Key vulnerabilities: aging core, limited striking depth, heavy minutes for veteran starters.
Portugal
Portugal often arrives at major tournaments with a mix of high expectations and genuine talent. But recent cycles have exposed a recurring issue: the gap between moments of brilliance and consistent, tournament-long output.
Defensive lapses and tactical swings — plus the pressure to balance veteran leaders with emerging names — can unsettle a team in the knockout rounds. If Portugal draws a difficult pathway and fails to find a sustaining identity, they risk an early exit rather than a serious title push.
- Why this matters: Portugal’s ceiling remains high but their floor is lower than many fans assume — in a big-field World Cup, consistency matters more than star-studded lineups.
Belgium
The so-called Golden Generation produced memorable club and international performances across a decade, but age and injuries have trimmed that edge. Several of Belgium’s most influential players are entering the final stages of their careers, and recovery from knocks has become slower and less predictable.
Young talent exists, but integrating successors for creative midfielders and reliable forwards has been uneven. Without a clear, refreshed spine, Belgium may struggle to maintain intensity against deeper, younger squads.
Mexico
Mexico remains one of the most watchable teams in CONCACAF and routinely qualifies with confidence. Yet at the World Cup, the team has long confronted a structural barrier: turning solid group-stage showings into deep knockout runs.
Travel, unfamiliar climates and the pressure of expectation away from home turf have repeatedly revealed tactical and finishing shortcomings.

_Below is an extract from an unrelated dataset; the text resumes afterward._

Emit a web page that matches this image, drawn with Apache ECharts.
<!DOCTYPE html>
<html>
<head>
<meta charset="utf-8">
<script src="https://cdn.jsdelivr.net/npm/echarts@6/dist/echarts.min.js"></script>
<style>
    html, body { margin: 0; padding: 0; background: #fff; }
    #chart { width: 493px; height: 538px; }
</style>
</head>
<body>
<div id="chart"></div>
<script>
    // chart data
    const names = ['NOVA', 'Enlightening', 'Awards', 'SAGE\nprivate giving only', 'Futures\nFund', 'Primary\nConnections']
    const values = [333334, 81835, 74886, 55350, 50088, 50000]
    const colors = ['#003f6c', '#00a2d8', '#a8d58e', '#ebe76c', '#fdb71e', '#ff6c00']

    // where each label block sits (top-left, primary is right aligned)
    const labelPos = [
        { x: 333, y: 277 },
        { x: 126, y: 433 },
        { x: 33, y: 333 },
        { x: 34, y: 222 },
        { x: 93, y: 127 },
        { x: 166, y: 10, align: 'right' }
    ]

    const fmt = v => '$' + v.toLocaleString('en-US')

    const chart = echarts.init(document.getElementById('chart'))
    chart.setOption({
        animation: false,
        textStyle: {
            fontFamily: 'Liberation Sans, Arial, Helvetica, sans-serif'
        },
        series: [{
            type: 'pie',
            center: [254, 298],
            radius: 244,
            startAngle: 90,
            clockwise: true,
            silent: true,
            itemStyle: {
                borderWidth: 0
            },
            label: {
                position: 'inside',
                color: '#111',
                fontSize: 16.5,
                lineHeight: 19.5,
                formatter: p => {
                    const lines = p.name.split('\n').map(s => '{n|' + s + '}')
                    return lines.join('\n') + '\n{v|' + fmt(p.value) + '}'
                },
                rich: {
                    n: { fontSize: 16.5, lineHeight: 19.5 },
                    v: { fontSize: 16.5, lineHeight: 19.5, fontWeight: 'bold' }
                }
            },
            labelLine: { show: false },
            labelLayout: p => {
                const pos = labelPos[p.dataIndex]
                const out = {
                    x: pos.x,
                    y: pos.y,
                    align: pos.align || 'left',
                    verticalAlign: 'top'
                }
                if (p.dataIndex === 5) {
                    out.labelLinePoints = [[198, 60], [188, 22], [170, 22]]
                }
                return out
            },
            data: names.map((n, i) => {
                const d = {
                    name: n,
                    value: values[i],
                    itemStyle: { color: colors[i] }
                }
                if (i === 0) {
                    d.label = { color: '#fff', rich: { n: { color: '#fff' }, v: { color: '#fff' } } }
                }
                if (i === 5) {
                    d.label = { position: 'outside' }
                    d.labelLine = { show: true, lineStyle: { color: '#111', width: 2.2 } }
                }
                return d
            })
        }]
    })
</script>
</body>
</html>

In 2026 the home-region advantage is tempered by an expanded field and tougher early-round matchups; Mexico’s recent history suggests they are more likely to flame out than to lift the trophy.
- Shared risks across these teams:
- Reliance on aging starters rather than proven long-term replacements
- Thin attacking options or inconsistent finishing
- Potentially punishing tournament calendar and travel demands
Short-term optimism — a strong qualifying campaign or a big friendly win — can create momentum. But for the teams above, structural issues make a genuine World Cup title unlikely in 2026. That distinction matters for fans, broadcasters and anyone weighing bets or predictions: pick enthusiasm, but account for the underlying constraints when assessing who can realistically go all the way.